U. S. Senate Minority Leader Mitch McConnell told reporters that Republicans had discussed a corporate tax repatriation "holiday" idea and "it enjoys a good deal of support in our conference." However, opponents say that the one-time repatriation tax "holiday" granted by George W. Bush in 2004, did not work. Drug companies benefited while many corporations repurchased their own stock.
Well, the jobs did go up after the American Jobs Creation Act, which was signed into law in October 2004. The next 12- months saw +2.5 million jobs versus +1.9 million in the preceding 12- month period. GDP growth from 2004 to 2006 averaged 3.6% versus 1.95% in the preceding three- year period. Plus, this time, the honey pot is ginormous! US Corporations have offshore profits north of $2.0 trillion, +93%.
Leading the Pact:
- Apple Inc. (NASDAQ:AAPL)
- General Electric Company (NYSE:GE)
- Microsoft Corporation (NASDAQ:MSFT)
- Merck & Company Inc. (NYSE:MRK)
- Petrobras Argentina SA (NYSE:PZE)
Apple has $156 billion in cash on the books with only $18 billion in the United States. Of course, any deal would mean a compromise, in this case - funding for road construction and repair fund. If a deal is cut, we could be looking at a $100 to $200 billion direct shot into the economy after Uncle Sam takes a cut and corporations buy back stock.
While the equity futures initially looked as though they were going to open in the green, they have since turned slightly negative due to the initial and continuing jobless claims data.

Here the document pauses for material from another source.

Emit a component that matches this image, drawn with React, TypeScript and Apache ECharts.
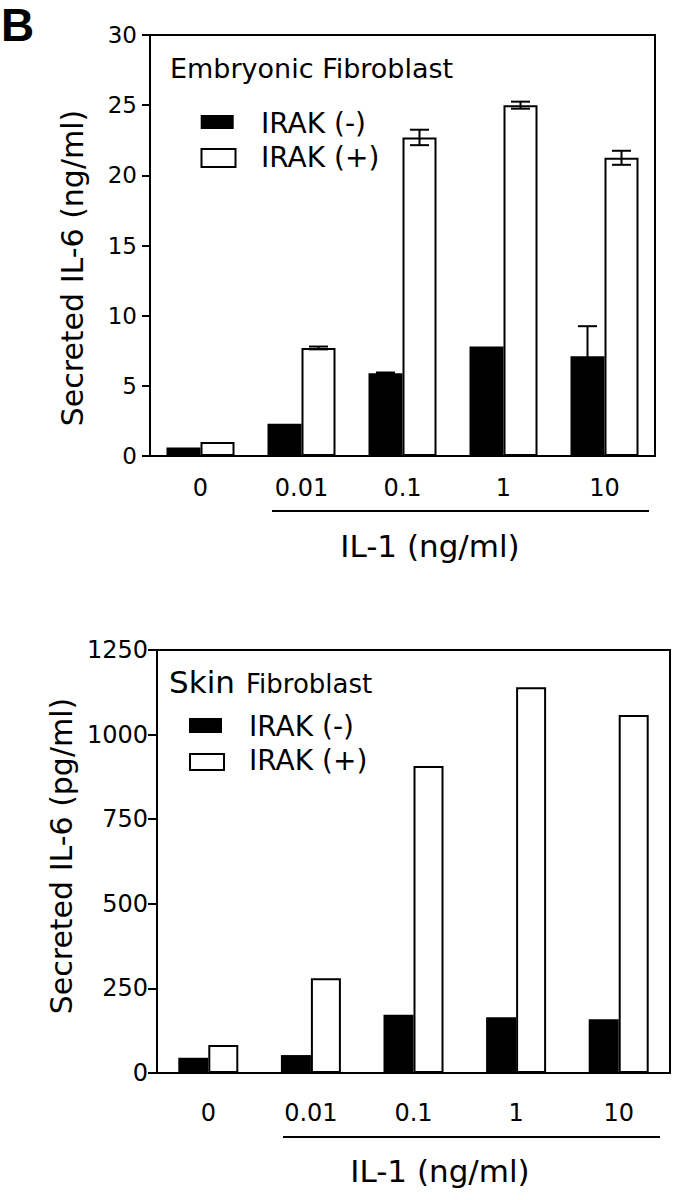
import React, { useEffect, useRef } from "react";
import * as echarts from "echarts";

// ---------- data ----------
const doses = ["0", "0.01", "0.1", "1", "10"];

// Panel 1: Embryonic fibroblast, secreted IL-6 (ng/ml)
const embryoIrakNeg = [0.6, 2.3, 5.9, 7.8, 7.1];
const embryoIrakPos = [1.0, 7.7, 22.7, 25.0, 21.25];
const embryoIrakNegErr = [0, 0, 0.05, 0, 2.15];
const embryoIrakPosErr = [0, 0.1, 0.55, 0.25, 0.5];
const embryoYMax = 30;
const embryoYStep = 5;

// Panel 2: Skin fibroblast, secreted IL-6 (pg/ml)
const skinIrakNeg = [45, 53, 172, 165, 159];
const skinIrakPos = [83, 280, 907, 1140, 1058];
const skinYMax = 1250;
const skinYStep = 250;

const seriesNames = ["IRAK (-)", "IRAK (+)"];

const FONT = "DejaVu Sans";

function errorSeries(
  values: number[],
  errs: number[],
  axisIndex: number,
  side: number,
  barW: number
) {
  return {
    type: "custom",
    xAxisIndex: axisIndex,
    yAxisIndex: axisIndex,
    z: 10,
    silent: true,
    data: values.map((v, i) => [i, v, errs[i]]),
    renderItem: (params: any, api: any) => {
      const i = api.value(0);
      const v = api.value(1);
      const e = api.value(2);
      if (!e) return null;
      const top = api.coord([i, v + e]);
      const bot = api.coord([i, v - e]);
      const x = top[0] + (side * barW) / 2;
      const cap = 9.5;
      const style = { stroke: "#000", lineWidth: 2 };
      return {
        type: "group",
        children: [
          { type: "line", shape: { x1: x, y1: top[1], x2: x, y2: bot[1] }, style },
          { type: "line", shape: { x1: x - cap, y1: top[1], x2: x + cap, y2: top[1] }, style },
          { type: "line", shape: { x1: x - cap, y1: bot[1], x2: x + cap, y2: bot[1] }, style },
        ],
      };
    },
  };
}

function yAxis(gridIndex: number, max: number, step: number, fontSize: number, margin: number, tickLen: number) {
  return {
    type: "value",
    gridIndex,
    min: 0,
    max,
    interval: step,
    axisLine: { show: true, lineStyle: { color: "#000", width: 2 } },
    axisTick: { show: true, inside: false, length: tickLen, lineStyle: { color: "#000", width: 2 } },
    splitLine: { show: false },
    axisLabel: {
      color: "#000",
      fontFamily: FONT,
      fontSize,
      margin,
      formatter: (v: number) => String(v),
    },
  };
}

function xAxis(gridIndex: number, margin: number) {
  return {
    type: "category",
    gridIndex,
    data: doses,
    axisLine: { show: true, lineStyle: { color: "#000", width: 2 } },
    axisTick: { show: false },
    axisLabel: { color: "#000", fontFamily: FONT, fontSize: 24, margin },
  };
}

function txt(text: string, x: number, y: number, fontSize: number, extra: any = {}, rotation = 0) {
  return {
    type: "text",
    x,
    y,
    rotation,
    silent: true,
    style: {
      text,
      fill: "#000",
      fontFamily: FONT,
      fontSize,
      align: "left",
      verticalAlign: "middle",
      ...extra,
    },
  };
}

function rect(x: number, y: number, w: number, h: number, filled: boolean) {
  return {
    type: "rect",
    silent: true,
    shape: { x, y, width: w, height: h },
    style: filled
      ? { fill: "#000", stroke: "#000", lineWidth: 0 }
      : { fill: "#fff", stroke: "#000", lineWidth: 2 },
  };
}

function hline(x1: number, x2: number, y: number) {
  return {
    type: "line",
    silent: true,
    shape: { x1, y1: y, x2, y2: y },
    style: { stroke: "#000", lineWidth: 2 },
  };
}

export default function App() {
  const ref = useRef<HTMLDivElement>(null);

  useEffect(() => {
    if (!ref.current) return;
    const chart = echarts.init(ref.current, undefined, { renderer: "svg" });
    const topBarW = 34;
    const botBarW = 30;

    const option: any = {
      animation: false,
      backgroundColor: "#fff",
      grid: [
        { left: 150, top: 35, width: 505, height: 421, show: true, borderColor: "#000", borderWidth: 2, backgroundColor: "transparent" },
        { left: 157, top: 650, width: 513, height: 423, show: true, borderColor: "#000", borderWidth: 2, backgroundColor: "transparent" },
      ],
      xAxis: [xAxis(0, 20), xAxis(1, 28)],
      yAxis: [
        yAxis(0, embryoYMax, embryoYStep, 23, 13, 8),
        yAxis(1, skinYMax, skinYStep, 24, 9, 9),
      ],
      series: [
        {
          name: seriesNames[0],
          type: "bar",
          xAxisIndex: 0,
          yAxisIndex: 0,
          data: embryoIrakNeg,
          barWidth: topBarW,
          barGap: "0%",
          itemStyle: { color: "#000" },
        },
        {
          name: seriesNames[1],
          type: "bar",
          xAxisIndex: 0,
          yAxisIndex: 0,
          data: embryoIrakPos,
          barWidth: topBarW,
          barGap: "0%",
          itemStyle: { color: "#fff", borderColor: "#000", borderWidth: 2 },
        },
        errorSeries(embryoIrakNeg, embryoIrakNegErr, 0, -1, topBarW),
        errorSeries(embryoIrakPos, embryoIrakPosErr, 0, 1, topBarW),
        {
          name: seriesNames[0],
          type: "bar",
          xAxisIndex: 1,
          yAxisIndex: 1,
          data: skinIrakNeg,
          barWidth: botBarW,
          barGap: "0%",
          itemStyle: { color: "#000" },
        },
        {
          name: seriesNames[1],
          type: "bar",
          xAxisIndex: 1,
          yAxisIndex: 1,
          data: skinIrakPos,
          barWidth: botBarW,
          barGap: "0%",
          itemStyle: { color: "#fff", borderColor: "#000", borderWidth: 2 },
        },
      ],
      graphic: [
        txt("B", 1, 25, 46, { fontFamily: "Liberation Sans", fontWeight: "bold" }),
        // top panel
        txt("Embryonic Fibroblast", 170, 68, 27),
        rect(200.7, 115, 33, 14, true),
        rect(201.5, 149, 34, 18, false),
        txt(seriesNames[0], 261, 123, 28),
        txt(seriesNames[1], 261, 157, 28),
        hline(272, 649, 511),
        txt("IL-1 (ng/ml)", 430, 546, 31, { align: "center" }),
        txt("Secreted IL-6 (ng/ml)", 72, 268, 30, { align: "center" }, Math.PI / 2),
        // bottom panel
        txt("Skin", 169, 682, 31),
        txt("Fibroblast", 246, 684, 26),
        rect(189, 718, 33, 15, true),
        rect(190, 754, 34, 16, false),
        txt(seriesNames[0], 249, 726, 28),
        txt(seriesNames[1], 249, 760, 28),
        hline(283, 660, 1137),
        txt("IL-1 (ng/ml)", 440, 1171, 31, { align: "center" }),
        txt("Secreted IL-6 (pg/ml)", 61, 856, 30, { align: "center" }, Math.PI / 2),
      ],
    };

    chart.setOption(option);
    return () => chart.dispose();
  }, []);

  return (
    <div
      ref={ref}
      style={{ position: "absolute", left: 0, top: 0, width: 676, height: 1200, background: "#fff" }}
    />
  );
}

Initial claims for last week came in at 317K which was slightly more than the 315K estimate from economists and more than the revised 313K claims (from 312K) noted in the week before. Continuing jobless claims, which is delayed by two weeks, came in at 2.614 million which was less than the 2.638 million-estimate from economists, but more than the 2.603 million from the prior period. All in all, this jobs data was nothing to get excited or worried about.